Os olhos acinzentados reluziam em desgosto, seu rosto estava tão pálido que parecia um cadáver. O que mais lhe assustava eram as infinitas marcas, a dona original do corpo claramente sofreu além do imaginável, estava claro que aquele corpo tinha permanecido em cativeiro. Mesmo assim, podia se perceber a beleza em seus traços.

Jie Feng afundou-se desesperadamente na água como se esperasse se afogar, porém, logo seu corpo gritou por oxigénio.

Os minutos foram passando, sua cabeça começou a fervilhar. Qual era o problema de querer desaparecer? Não foi isso que desejou? Na verdade seu desejo foi: querer ir para outro mundo. E bem, isso realmente aconteceu.
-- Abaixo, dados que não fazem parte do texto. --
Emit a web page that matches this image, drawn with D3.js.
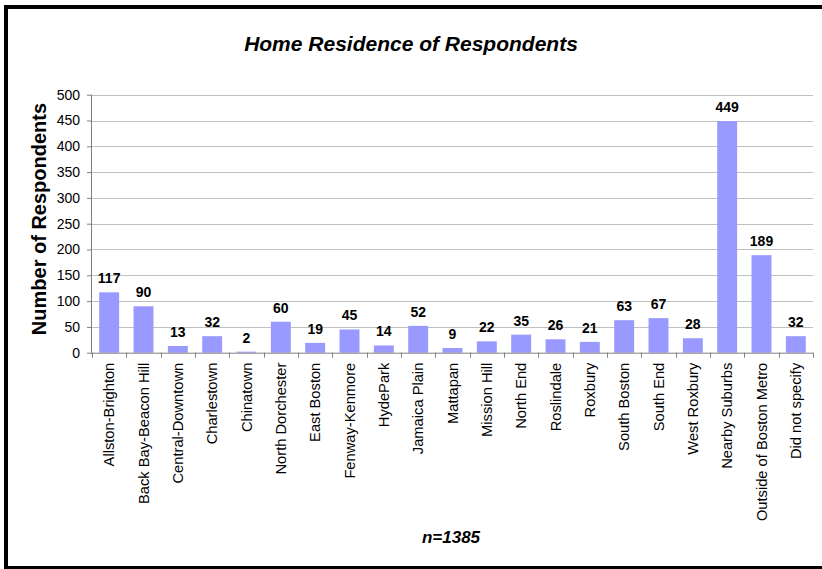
<!DOCTYPE html>
<html>
<head>
<meta charset="utf-8">
<script src="https://cdn.jsdelivr.net/npm/d3@7"></script>
<style>
  html, body { margin: 0; padding: 0; background: #fff; }
  svg { display: block; font-family: "Liberation Sans", Arial, sans-serif; }
</style>
</head>
<body>
<svg id="chart" width="822" height="569"></svg>
<script>
// Neighbourhood categories and respondent counts
const categories = [
  "Allston-Brighton", "Back Bay-Beacon Hill", "Central-Downtown", "Charlestown",
  "Chinatown", "North Dorchester", "East Boston", "Fenway-Kenmore", "HydePark",
  "Jamaica Plain", "Mattapan", "Mission Hill", "North End", "Roslindale",
  "Roxbury", "South Boston", "South End", "West Roxbury", "Nearby Suburbs",
  "Outside of Boston Metro", "Did not specify"
];
const respondents = [117, 90, 13, 32, 2, 60, 19, 45, 14, 52, 9, 22, 35, 26, 21, 63, 67, 28, 449, 189, 32];
const yTicks = [0, 50, 100, 150, 200, 250, 300, 350, 400, 450, 500];
const chartTitle = "Home Residence of Respondents";
const yTitle = "Number of Respondents";
const footnote = "n=1385";

const svg = d3.select("#chart");

// frame (left, top, bottom edges)
svg.append("path")
  .attr("d", "M6,569 V7 H822")
  .attr("fill", "none").attr("stroke", "#000").attr("stroke-width", 4);
svg.append("line")
  .attr("x1", 4).attr("x2", 822).attr("y1", 567.5).attr("y2", 567.5)
  .attr("stroke", "#000").attr("stroke-width", 3);

const plot = { left: 92, right: 813, top: 94.7, bottom: 352.7 };

const x = d3.scaleBand().domain(categories).range([plot.left, plot.right]).padding(0);
const y = d3.scaleLinear().domain([0, 500]).range([plot.bottom, plot.top]);

// gridlines
svg.append("g").selectAll("line").data(yTicks.filter(d => d > 0)).join("line")
  .attr("x1", plot.left).attr("x2", plot.right)
  .attr("y1", d => Math.round(y(d)) + 0.5).attr("y2", d => Math.round(y(d)) + 0.5)
  .attr("stroke", "#c0c0c0").attr("stroke-width", 1);

// bars
const barW = x.bandwidth() * 0.58;
svg.append("g").selectAll("rect").data(respondents).join("rect")
  .attr("x", (d, i) => x(categories[i]) + (x.bandwidth() - barW) / 2)
  .attr("width", barW)
  .attr("y", d => y(d))
  .attr("height", d => y(0) - y(d))
  .attr("fill", "#9999ff");

// value labels
svg.append("g").selectAll("text").data(respondents).join("text")
  .attr("x", (d, i) => x(categories[i]) + x.bandwidth() / 2)
  .attr("y", d => y(d) - 9)
  .attr("text-anchor", "middle")
  .attr("font-size", 14).attr("font-weight", "bold")
  .attr("fill", "#000")
  .text(d => d);

// y axis
const yAxis = svg.append("g")
  .attr("transform", `translate(${plot.left},0)`)
  .call(d3.axisLeft(y).tickValues(yTicks).tickSize(5).tickPadding(7).tickFormat(d3.format("d")));
yAxis.select(".domain").attr("stroke", "#808080").attr("d", `M-0.5,${plot.top}V${plot.bottom}`);
yAxis.selectAll(".tick line").attr("stroke", "#808080");
yAxis.selectAll(".tick text").attr("font-size", 14).attr("fill", "#000")
  .attr("font-family", "'Liberation Sans', Arial, sans-serif");

// x axis: ticks at category boundaries
const xAxisG = svg.append("g").attr("transform", `translate(0,${plot.bottom})`);
xAxisG.append("line")
  .attr("x1", plot.left - 1).attr("x2", plot.right)
  .attr("y1", 0.5).attr("y2", 0.5)
  .attr("stroke", "#808080");
const bounds = categories.map(c => x(c)).concat([plot.right]);
xAxisG.selectAll(".bt").data(bounds).join("line")
  .attr("class", "bt")
  .attr("x1", d => Math.round(d) + 0.5).attr("x2", d => Math.round(d) + 0.5)
  .attr("y1", 0).attr("y2", 5)
  .attr("stroke", "#808080");
xAxisG.selectAll(".cl").data(categories).join("text")
  .attr("class", "cl")
  .attr("transform", d => `translate(${x(d) + x.bandwidth() / 2 + 5},10) rotate(-90)`)
  .attr("text-anchor", "end")
  .attr("font-size", 14.7)
  .attr("fill", "#000")
  .text(d => d);

// titles
svg.append("text")
  .attr("x", 411).attr("y", 51)
  .attr("text-anchor", "middle")
  .attr("font-size", 21).attr("font-weight", "bold").attr("font-style", "italic")
  .text(chartTitle);

svg.append("text")
  .attr("transform", `translate(46,219) rotate(-90)`)
  .attr("text-anchor", "middle")
  .attr("font-size", 20).attr("font-weight", "bold")
  .text(yTitle);

svg.append("text")
  .attr("x", 451).attr("y", 543)
  .attr("text-anchor", "middle")
  .attr("font-size", 17).attr("font-weight", "bold").attr("font-style", "italic")
  .text(footnote);
</script>
</body>
</html>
Riu amargamente. Como os céus foram misericordiosos em conceder seu desejo! Isso parecia uma piada, com certeza quem estivesse encarregue de seu destino estaria se divertindo com seu desespero. Desespero esse que durou pouco tempo, não adiantaria se lamentar. Não tinha como voltar atrás, poderia apenas aceitar.

Jie Feng, surpreendentemente, aceitou seu destino com certa indiferença,  como se fosse algo sem importância. Era como se sua vida fosse um jogo e para ela não fazia diferencia quem o jogava.

E agora, qual seria o próximo passo? A quem se agarraria para continuar respirando?